» **What is being asked**: Return each line of the listing below, unchanged, and omit the images.

» **Dataset section**:

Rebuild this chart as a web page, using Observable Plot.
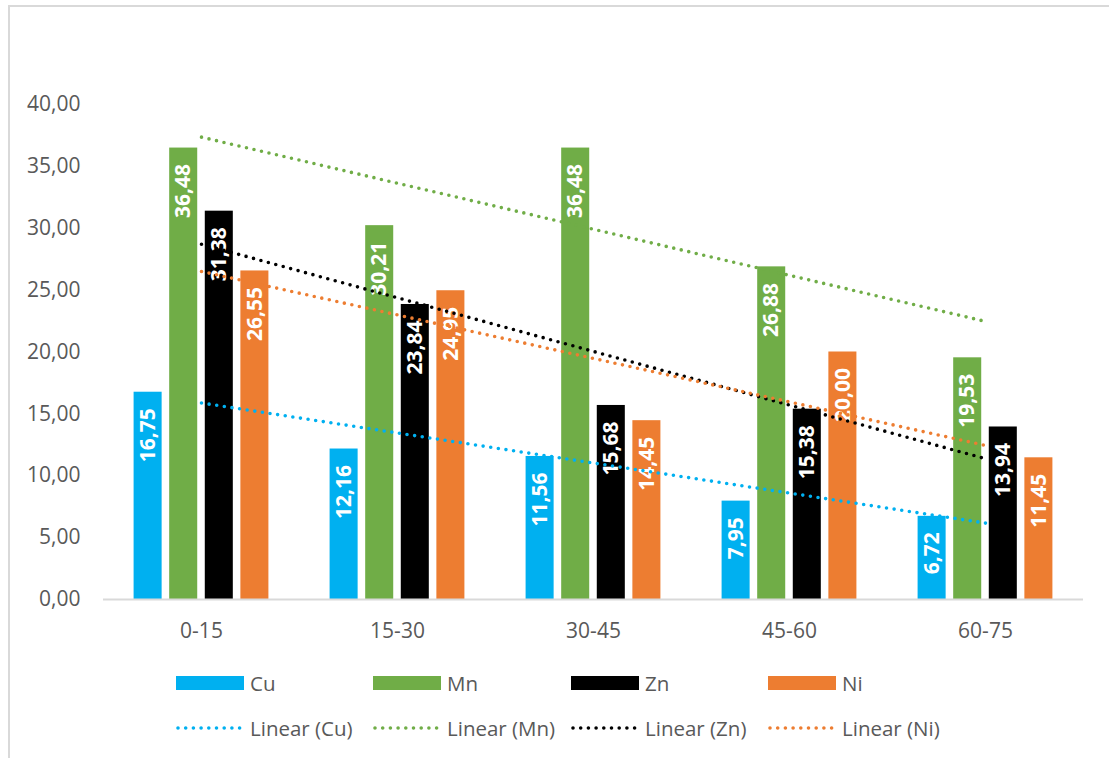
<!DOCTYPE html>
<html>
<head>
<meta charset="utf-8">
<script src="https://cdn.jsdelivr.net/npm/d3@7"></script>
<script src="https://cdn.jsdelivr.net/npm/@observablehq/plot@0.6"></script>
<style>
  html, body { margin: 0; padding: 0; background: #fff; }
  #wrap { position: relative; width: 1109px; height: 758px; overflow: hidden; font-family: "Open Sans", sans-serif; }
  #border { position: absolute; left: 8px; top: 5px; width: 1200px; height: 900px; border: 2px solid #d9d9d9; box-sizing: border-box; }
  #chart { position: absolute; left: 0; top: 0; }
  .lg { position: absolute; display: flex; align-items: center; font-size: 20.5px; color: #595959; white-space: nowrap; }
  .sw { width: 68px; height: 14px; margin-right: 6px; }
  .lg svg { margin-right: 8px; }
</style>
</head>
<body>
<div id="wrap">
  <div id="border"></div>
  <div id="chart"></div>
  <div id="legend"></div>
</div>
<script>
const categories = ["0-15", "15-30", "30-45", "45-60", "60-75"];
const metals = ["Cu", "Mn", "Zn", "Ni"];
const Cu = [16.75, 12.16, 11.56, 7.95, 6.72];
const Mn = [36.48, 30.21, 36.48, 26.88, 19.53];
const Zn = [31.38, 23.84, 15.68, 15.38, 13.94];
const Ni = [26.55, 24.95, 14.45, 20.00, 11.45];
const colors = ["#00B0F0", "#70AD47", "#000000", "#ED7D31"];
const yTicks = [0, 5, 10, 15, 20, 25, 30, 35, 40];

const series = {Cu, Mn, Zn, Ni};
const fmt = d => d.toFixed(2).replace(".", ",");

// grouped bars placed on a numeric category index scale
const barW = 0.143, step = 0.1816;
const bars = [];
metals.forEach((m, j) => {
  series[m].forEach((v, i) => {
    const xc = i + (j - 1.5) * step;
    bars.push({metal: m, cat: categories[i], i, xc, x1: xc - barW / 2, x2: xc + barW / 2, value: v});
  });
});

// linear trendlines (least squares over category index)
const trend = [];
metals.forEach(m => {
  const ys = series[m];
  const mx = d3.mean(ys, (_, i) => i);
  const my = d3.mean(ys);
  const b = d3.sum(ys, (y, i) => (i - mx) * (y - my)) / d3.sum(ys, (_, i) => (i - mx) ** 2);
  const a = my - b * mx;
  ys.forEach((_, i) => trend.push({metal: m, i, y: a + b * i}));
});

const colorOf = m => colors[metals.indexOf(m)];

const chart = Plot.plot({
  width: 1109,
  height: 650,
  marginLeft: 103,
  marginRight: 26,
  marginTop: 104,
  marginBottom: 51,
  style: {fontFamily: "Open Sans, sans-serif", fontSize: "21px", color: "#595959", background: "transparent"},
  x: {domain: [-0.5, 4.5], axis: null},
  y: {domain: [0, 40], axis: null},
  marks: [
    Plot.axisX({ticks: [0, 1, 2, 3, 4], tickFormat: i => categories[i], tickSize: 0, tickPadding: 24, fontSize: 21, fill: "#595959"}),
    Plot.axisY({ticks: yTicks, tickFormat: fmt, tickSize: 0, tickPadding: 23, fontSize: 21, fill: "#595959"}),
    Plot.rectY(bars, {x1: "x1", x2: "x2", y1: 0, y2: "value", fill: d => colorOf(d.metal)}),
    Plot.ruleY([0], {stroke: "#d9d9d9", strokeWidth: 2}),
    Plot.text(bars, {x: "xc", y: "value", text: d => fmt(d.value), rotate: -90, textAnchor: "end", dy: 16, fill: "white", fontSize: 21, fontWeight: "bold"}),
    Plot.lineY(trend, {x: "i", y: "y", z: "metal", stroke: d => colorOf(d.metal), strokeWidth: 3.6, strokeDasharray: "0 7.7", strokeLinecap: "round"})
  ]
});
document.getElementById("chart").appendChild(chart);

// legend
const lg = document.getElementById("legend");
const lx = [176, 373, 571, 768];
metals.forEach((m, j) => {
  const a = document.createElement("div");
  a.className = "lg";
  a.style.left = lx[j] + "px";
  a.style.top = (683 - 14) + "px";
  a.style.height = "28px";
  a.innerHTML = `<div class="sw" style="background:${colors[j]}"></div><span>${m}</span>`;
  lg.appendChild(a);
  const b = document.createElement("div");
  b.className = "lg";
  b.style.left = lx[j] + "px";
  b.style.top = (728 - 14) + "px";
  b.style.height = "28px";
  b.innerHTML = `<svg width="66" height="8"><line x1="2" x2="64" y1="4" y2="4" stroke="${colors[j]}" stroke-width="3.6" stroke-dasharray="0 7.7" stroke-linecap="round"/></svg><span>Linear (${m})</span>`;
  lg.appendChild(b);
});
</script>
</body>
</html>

» **Answer**:
Rebuild this chart as a web page, using Observable Plot.
<!DOCTYPE html>
<html>
<head>
<meta charset="utf-8">
<script src="https://cdn.jsdelivr.net/npm/d3@7"></script>
<script src="https://cdn.jsdelivr.net/npm/@observablehq/plot@0.6"></script>
<style>
  html, body { margin: 0; padding: 0; background: #fff; }
  #wrap { position: relative; width: 1109px; height: 758px; overflow: hidden; font-family: "Open Sans", sans-serif; }
  #border { position: absolute; left: 8px; top: 5px; width: 1200px; height: 900px; border: 2px solid #d9d9d9; box-sizing: border-box; }
  #chart { position: absolute; left: 0; top: 0; }
  .lg { position: absolute; display: flex; align-items: center; font-size: 20.5px; color: #595959; white-space: nowrap; }
  .sw { width: 68px; height: 14px; margin-right: 6px; }
  .lg svg { margin-right: 8px; }
</style>
</head>
<body>
<div id="wrap">
  <div id="border"></div>
  <div id="chart"></div>
  <div id="legend"></div>
</div>
<script>
const categories = ["0-15", "15-30", "30-45", "45-60", "60-75"];
const metals = ["Cu", "Mn", "Zn", "Ni"];
const Cu = [16.75, 12.16, 11.56, 7.95, 6.72];
const Mn = [36.48, 30.21, 36.48, 26.88, 19.53];
const Zn = [31.38, 23.84, 15.68, 15.38, 13.94];
const Ni = [26.55, 24.95, 14.45, 20.00, 11.45];
const colors = ["#00B0F0", "#70AD47", "#000000", "#ED7D31"];
const yTicks = [0, 5, 10, 15, 20, 25, 30, 35, 40];

const series = {Cu, Mn, Zn, Ni};
const fmt = d => d.toFixed(2).replace(".", ",");

// grouped bars placed on a numeric category index scale
const barW = 0.143, step = 0.1816;
const bars = [];
metals.forEach((m, j) => {
  series[m].forEach((v, i) => {
    const xc = i + (j - 1.5) * step;
    bars.push({metal: m, cat: categories[i], i, xc, x1: xc - barW / 2, x2: xc + barW / 2, value: v});
  });
});

// linear trendlines (least squares over category index)
const trend = [];
metals.forEach(m => {
  const ys = series[m];
  const mx = d3.mean(ys, (_, i) => i);
  const my = d3.mean(ys);
  const b = d3.sum(ys, (y, i) => (i - mx) * (y - my)) / d3.sum(ys, (_, i) => (i - mx) ** 2);
  const a = my - b * mx;
  ys.forEach((_, i) => trend.push({metal: m, i, y: a + b * i}));
});

const colorOf = m => colors[metals.indexOf(m)];

const chart = Plot.plot({
  width: 1109,
  height: 650,
  marginLeft: 103,
  marginRight: 26,
  marginTop: 104,
  marginBottom: 51,
  style: {fontFamily: "Open Sans, sans-serif", fontSize: "21px", color: "#595959", background: "transparent"},
  x: {domain: [-0.5, 4.5], axis: null},
  y: {domain: [0, 40], axis: null},
  marks: [
    Plot.axisX({ticks: [0, 1, 2, 3, 4], tickFormat: i => categories[i], tickSize: 0, tickPadding: 24, fontSize: 21, fill: "#595959"}),
    Plot.axisY({ticks: yTicks, tickFormat: fmt, tickSize: 0, tickPadding: 23, fontSize: 21, fill: "#595959"}),
    Plot.rectY(bars, {x1: "x1", x2: "x2", y1: 0, y2: "value", fill: d => colorOf(d.metal)}),
    Plot.ruleY([0], {stroke: "#d9d9d9", strokeWidth: 2}),
    Plot.text(bars, {x: "xc", y: "value", text: d => fmt(d.value), rotate: -90, textAnchor: "end", dy: 16, fill: "white", fontSize: 21, fontWeight: "bold"}),
    Plot.lineY(trend, {x: "i", y: "y", z: "metal", stroke: d => colorOf(d.metal), strokeWidth: 3.6, strokeDasharray: "0 7.7", strokeLinecap: "round"})
  ]
});
document.getElementById("chart").appendChild(chart);

// legend
const lg = document.getElementById("legend");
const lx = [176, 373, 571, 768];
metals.forEach((m, j) => {
  const a = document.createElement("div");
  a.className = "lg";
  a.style.left = lx[j] + "px";
  a.style.top = (683 - 14) + "px";
  a.style.height = "28px";
  a.innerHTML = `<div class="sw" style="background:${colors[j]}"></div><span>${m}</span>`;
  lg.appendChild(a);
  const b = document.createElement("div");
  b.className = "lg";
  b.style.left = lx[j] + "px";
  b.style.top = (728 - 14) + "px";
  b.style.height = "28px";
  b.innerHTML = `<svg width="66" height="8"><line x1="2" x2="64" y1="4" y2="4" stroke="${colors[j]}" stroke-width="3.6" stroke-dasharray="0 7.7" stroke-linecap="round"/></svg><span>Linear (${m})</span>`;
  lg.appendChild(b);
});
</script>
</body>
</html>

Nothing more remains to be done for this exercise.